Norman Hall, Newcastle fan
Newcastle United football team has agreed a £24 million sponsorship deal with Wonga.com, the short-term payday loans company.
Wonga, and other legalised loan shark firms, prey on the most down-trodden and vulnerable sections of society.
Wonga’s interest rates are 4,214% apr so a 30-day loan from Wonga to buy a £49.99 Newcastle shirt from Mike Ashley’s (Newcastle’s millionaire owner) Sports Direct, will cost £70.63 – 41% more.
North-east England is under the cosh of unemployment and public sector cuts. Many people, seriously struggling, will now see the name of a company making fortunes from their poverty, splashed across the chests of super-wealthy players.

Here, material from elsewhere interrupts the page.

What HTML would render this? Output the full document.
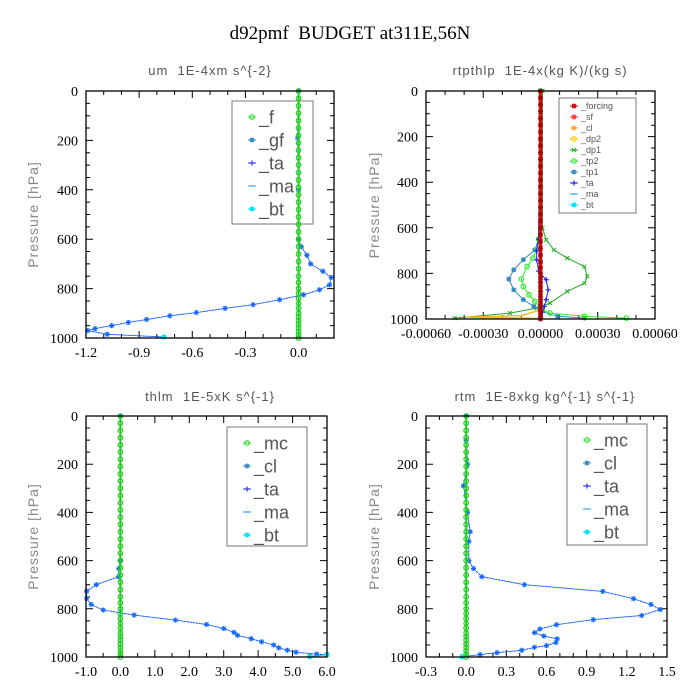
<!DOCTYPE html>
<html><head><meta charset="utf-8"><style>
html,body{margin:0;padding:0;background:#fff;}
svg{display:block;}
text{white-space:pre;}
.tk{font-family:"Liberation Serif",serif;font-size:14px;fill:#000;}
.pt{font-family:"Liberation Sans",sans-serif;font-size:13px;fill:#555;letter-spacing:1px;}
.yl{font-family:"Liberation Sans",sans-serif;font-size:14px;fill:#888;letter-spacing:1px;}
</style></head><body>
<svg id="chart" width="700" height="700" xmlns="http://www.w3.org/2000/svg">
<text x="350" y="39" text-anchor="middle" font-family="Liberation Serif,serif" font-size="19" xml:space="preserve">d92pmf  BUDGET at311E,56N</text>
</svg>
<script>
// ---- data ----
const zeroLevels=[0,30,60,90,120,150,180,210,240,270,300,330,360,390,420,450,480,510,540,570,600,630,660,690,720,750,775,800,820,840,860,880,900,915,930,945,960,975,988,1000];
// um panel
const umP=[0,190,400,600,630,665,700,730,755,785,805,825,845,865,880,897,910,925,937,950,962,970,985,996];
const umV=[0,-0.005,0,0,0.015,0.047,0.068,0.137,0.184,0.175,0.118,0.028,-0.107,-0.257,-0.415,-0.577,-0.727,-0.858,-0.961,-1.055,-1.149,-1.19,-1.08,-0.76];
// rtpthlp panel
const dp1P=[0,600,653,697,733,770,813,843,879,930,952,974,996];
const dp1V=[0.00001,0.00001,0.00003,0.00007,0.00014,0.00023,0.000245,0.00023,0.00014,0.00005,-0.00002,-0.00016,-0.00045];
const tp1P=[0,650,697,740,784,825,872,915,945,966,988,996];
const tp1V=[0,-0.00001,-0.00003,-0.00009,-0.00014,-0.000166,-0.00014,-0.00009,-0.000035,0,0.00009,0.00023];
const tp2P=[0,650,697,733,770,825,857,894,923,959,974,988,996];
const tp2V=[0,-0.00001,-0.00002,-0.00004,-0.00007,-0.0001,-0.00009,-0.00006,-0.00003,0.00001,0.00005,0.00023,0.00045];
const taP=[0,650,700,740,790,828,872,915,945,970,1000];
const taV=[0,-0.00001,-0.00002,-0.00002,-0.00001,0.00003,0.00004,0.00003,0.00002,0.00001,0];
const dp2P=[0,960,985,992,998];
const dp2V=[0,0,-0.0001,-0.000375,0];
// thlm panel
const thP=[0,600,633,667,700,727,757,782,805,826,847,865,882,898,910,924,937,950,962,972,980,988,990,997];
const thV=[0,0,-0.05,-0.05,-0.7,-0.98,-0.98,-0.85,-0.5,0.4,1.6,2.5,3.0,3.3,3.4,3.8,4.1,4.45,4.6,4.85,5.1,5.7,6.0,5.5];
// rtm panel
const rtP=[0,100,200,290,400,480,520,600,633,667,700,728,758,782,803,828,845,866,884,899,913,925,940,953,960,972,982,990,999];
const rtV=[0,0,0.01,-0.02,0.01,0.03,0.02,0.02,0.055,0.117,0.435,1.02,1.25,1.38,1.45,1.31,0.95,0.675,0.55,0.51,0.58,0.68,0.67,0.6,0.51,0.415,0.23,0.104,-0.03];
// tick labels
const um_xt=["-1.2","-0.9","-0.6","-0.3","0.0"];
const rp_xt=["-0.00060","-0.00030","0.00000","0.00030","0.00060"];
const th_xt=["-1.0","0.0","1.0","2.0","3.0","4.0","5.0","6.0"];
const rt_xt=["-0.3","0.0","0.3","0.6","0.9","1.2","1.5"];
const yTicks=["0","200","400","600","800","1000"];

const NS="http://www.w3.org/2000/svg";
const svg=document.getElementById('chart');
function el(tag,attrs,parent){const e=document.createElementNS(NS,tag);for(const k in attrs)e.setAttribute(k,attrs[k]);(parent||svg).appendChild(e);return e;}

function marker(g,type,x,y,c){
  let m;
  if(type==='o'){m=el('circle',{cx:x,cy:y,r:2.3,fill:'none',stroke:c,'stroke-width':1.2},g);}
  else if(type==='*'){m=el('path',{d:`M${x-2.5},${y}H${x+2.5}M${x},${y-2.5}V${y+2.5}M${x-2},${y-2}L${x+2},${y+2}M${x-2},${y+2}L${x+2},${y-2}`,stroke:c,'stroke-width':1.2},g);}
  else if(type==='+'){m=el('path',{d:`M${x-2.5},${y}H${x+2.5}M${x},${y-2.5}V${y+2.5}`,stroke:c,'stroke-width':1.2},g);}
  else if(type==='x'){m=el('path',{d:`M${x-2},${y-2}L${x+2},${y+2}M${x-2},${y+2}L${x+2},${y-2}`,stroke:c,'stroke-width':1},g);}
  else if(type==='-'){m=el('path',{d:`M${x-2.5},${y}H${x+2.5}`,stroke:c,'stroke-width':1.2},g);}
  else {m=el('circle',{cx:x,cy:y,r:2.5,fill:c},g);}
  
  
}

function panel(cfg){
  const {L,R,T,B,xmin,xmax,name}=cfg;
  const g=el('g',{});
  
  
  const X=v=>L+(v-xmin)/(xmax-xmin)*(R-L);
  const Y=p=>T+p/1000*(B-T);
  // legend (behind data)
  const lg=cfg.leg;
  const lgg=el('g',{},g);
  
  
  const lb=el('rect',{x:lg.x,y:lg.y,width:lg.w,height:lg.h,fill:'none',stroke:'#777','stroke-width':1},lgg);
  
  
  lg.items.forEach((it,i)=>{
    const cy=lg.y+lg.first+i*lg.dy;
    const lx=lg.x+lg.mx;
    const e=el('path',{d:`M${lx-4},${cy}h8`,stroke:it.c,'stroke-width':1},lgg);
    
    
    marker(lgg,it.m,lx,cy,it.c);
    const t=el('text',{x:lx+7,y:cy+lg.fs*0.35,'font-family':'Liberation Sans,sans-serif','font-size':lg.fs,fill:'#555','letter-spacing':lg.ls||0},lgg);
    t.textContent=it.l;
    
    
  });
  // ticks
  let tk='';
  for(let p=0;p<=1000;p+=50){const len=(p%200===0)?7:4;const y=Y(p);tk+=`M${L},${y}h${len}M${R},${y}h${-len}`;}
  const nMin=Math.round((xmax-xmin)/cfg.minor);
  for(let i=0;i<=nMin;i++){const v=xmin+i*cfg.minor;const x=X(v);const maj=Math.abs(((v-cfg.majStart)/cfg.major)-Math.round((v-cfg.majStart)/cfg.major))<1e-6;const len=maj?7:4;tk+=`M${x},${B}v${-len}M${x},${T}v${len}`;}
  const tp=el('path',{d:tk,stroke:'#000','stroke-width':1,fill:'none'},g);
  
  
  // series
  cfg.series.forEach(s=>{
    const sg=el('g',{},g);
    
    
    const pts=s.p.map((p,i)=>X(s.v[i]).toFixed(1)+','+Y(p).toFixed(1)).join(' ');
    const ln=el('polyline',{points:pts,fill:'none',stroke:s.lc||s.c,'stroke-width':s.w||1,'stroke-dasharray':s.dash||'none'},sg);
    
    
    s.p.forEach((p,i)=>{marker(sg,s.m,X(s.v[i]),Y(p),s.mc||s.c);});
  });
  // frame
  const fr=el('rect',{x:L,y:T,width:R-L,height:B-T,fill:'none',stroke:'#000','stroke-width':1.3},g);
  
  
  cfg.xt.forEach((t,i)=>{const v=cfg.majStart+i*cfg.major;const tx=el('text',{x:X(v),y:B+19,'text-anchor':'middle',class:'tk'},g);tx.textContent=t;
    
    });
  yTicks.forEach((t,i)=>{const ty=el('text',{x:L-8,y:Y(i*200)+5,'text-anchor':'end',class:'tk'},g);ty.textContent=t;
    
    });
  const yl=el('text',{x:cfg.ylx,y:(T+B)/2,'text-anchor':'middle',class:'yl',transform:`rotate(-90 ${cfg.ylx} ${(T+B)/2})`},g);
  yl.textContent='Pressure [hPa]';
  
  
  const tt=el('text',{x:cfg.tx,y:cfg.ty,'text-anchor':'middle',class:'pt'},g);
  tt.textContent=cfg.title;
  
  
}

const zeros=zeroLevels.map(()=>0);
const blue='#1a5cff', sky='#3399ee', cyan='#00e5ff', green='#22cc22';

panel({name:'um',L:86,R:334,T:91,B:338,xmin:-1.2,xmax:0.2,minor:0.1,major:0.3,majStart:-1.2,xt:um_xt,ylx:38,tx:210,ty:75,title:'um  1E-4xm s^{-2}',
 series:[
  {label:'_ma',p:umP,v:umV,c:blue,lc:blue,dash:'2,1',m:'*',mc:sky},
  {label:'_ta',p:umP,v:umV,c:blue,m:'+',w:0.5},
  {label:'_f',p:zeroLevels,v:zeros,c:green,m:'o',w:2},
  {label:'_bt',p:[996],v:[-0.76],c:cyan,m:'b',w:0}
 ],
 leg:{x:232,y:101,w:81,h:123,first:16,dy:23,mx:20,fs:18,items:[{l:'_f',c:'#33dd33',m:'o'},{l:'_gf',c:'#3388bb',m:'*'},{l:'_ta',c:'#3333ee',m:'+'},{l:'_ma',c:'#3399ff',m:'-'},{l:'_bt',c:cyan,m:'b'}]}
});

panel({name:'rtpthlp',L:426,R:655,T:91,B:319,xmin:-0.0006,xmax:0.0006,minor:0.0001,major:0.0003,majStart:-0.0006,xt:rp_xt,ylx:379,tx:540,ty:75,title:'rtpthlp  1E-4x(kg K)/(kg s)',
 series:[
  {label:'_dp1',p:dp1P,v:dp1V,c:'#22aa22',m:'x'},
  {label:'_tp1',p:tp1P,v:tp1V,c:'#3388bb',m:'*'},
  {label:'_tp2',p:tp2P,v:tp2V,c:'#33ee33',m:'o'},
  {label:'_ta',p:taP,v:taV,c:'#2222ee',m:'+'},
  {label:'_dp2',p:dp2P,v:dp2V,c:'#ffbb22',m:'-',w:1.5},
  {label:'_forcing',p:zeroLevels,v:zeros,c:'#dd1111',mc:'#aa0000',m:'*',w:3.5}
 ],
 leg:{x:559,y:98,w:77,h:115,first:8,dy:11,mx:15,fs:9,items:[{l:'_forcing',c:'#cc0000',m:'*'},{l:'_sf',c:'#ff3333',m:'*'},{l:'_cl',c:'#ffaa33',m:'*'},{l:'_dp2',c:'#ffcc00',m:'o'},{l:'_dp1',c:'#22aa22',m:'x'},{l:'_tp2',c:'#33ee33',m:'o'},{l:'_tp1',c:'#3388bb',m:'*'},{l:'_ta',c:'#2222ee',m:'+'},{l:'_ma',c:'#3399ff',m:'-'},{l:'_bt',c:cyan,m:'b'}]}
});

panel({name:'thlm',L:86,R:327,T:416,B:657,xmin:-1,xmax:6,minor:0.5,major:1,majStart:-1,xt:th_xt,ylx:38,tx:210,ty:401,title:'thlm  1E-5xK s^{-1}',
 series:[
  {label:'_ma',p:thP,v:thV,c:blue,dash:'2,1',m:'*',mc:sky},
  {label:'_ta',p:thP,v:thV,c:blue,m:'+',w:0.5},
  {label:'_mc',p:zeroLevels,v:zeros,c:green,m:'o',w:2},
  {label:'_bt',p:[1000,990],v:[5.5,6.0],c:cyan,m:'b',w:0}
 ],
 leg:{x:227,y:427,w:80,h:119,first:16,dy:23,mx:20,fs:18,items:[{l:'_mc',c:'#33dd33',m:'o'},{l:'_cl',c:'#3388bb',m:'*'},{l:'_ta',c:'#3333ee',m:'+'},{l:'_ma',c:'#3399ff',m:'-'},{l:'_bt',c:cyan,m:'b'}]}
});

panel({name:'rtm',L:426,R:667,T:416,B:657,xmin:-0.3,xmax:1.5,minor:0.1,major:0.3,majStart:-0.3,xt:rt_xt,ylx:379,tx:545,ty:401,title:'rtm  1E-8xkg kg^{-1} s^{-1}',
 series:[
  {label:'_ma',p:rtP,v:rtV,c:blue,dash:'2,1',m:'*',mc:sky},
  {label:'_ta',p:rtP,v:rtV,c:blue,m:'+',w:0.5},
  {label:'_mc',p:zeroLevels,v:zeros,c:green,m:'o',w:2},
  {label:'_bt',p:[999],v:[-0.03],c:cyan,m:'b',w:0}
 ],
 leg:{x:567,y:424,w:80,h:121,first:16,dy:23,mx:20,fs:18,items:[{l:'_mc',c:'#33dd33',m:'o'},{l:'_cl',c:'#3388bb',m:'*'},{l:'_ta',c:'#3333ee',m:'+'},{l:'_ma',c:'#3399ff',m:'-'},{l:'_bt',c:cyan,m:'b'}]}
});
</script>
</body></html>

Wonga also bought the naming rights to the stadium. Using the “spoonful of sugar helps the poison go down” approach, they changed the stadium’s name back to the traditional St James’ Park.
Some supporters just welcome the £24 million. Others say Wonga shouldn’t be touched with a borrowed barge pole.
Others say Wonga are scum but are they that much worse than any other financial institution such as former sponsors Northern Rock and Virgin Money? Look at Barclays, the Libor rate-rigging sponsor of football’s top competition, the Premier League.
Local Labour MPs and councillors correctly denounced the deal. However, Wonga was launched under the last Labour government, which did nothing to prevent these vultures setting up. Labour didn’t even put in controls to limit their extortionate interest rates.
The finance and banking industry definitely needs to be nationalised under democratic control and management.
And football should be controlled by the fans and their communities and not be the plaything of super-rich individuals or money-grabbing wide boys.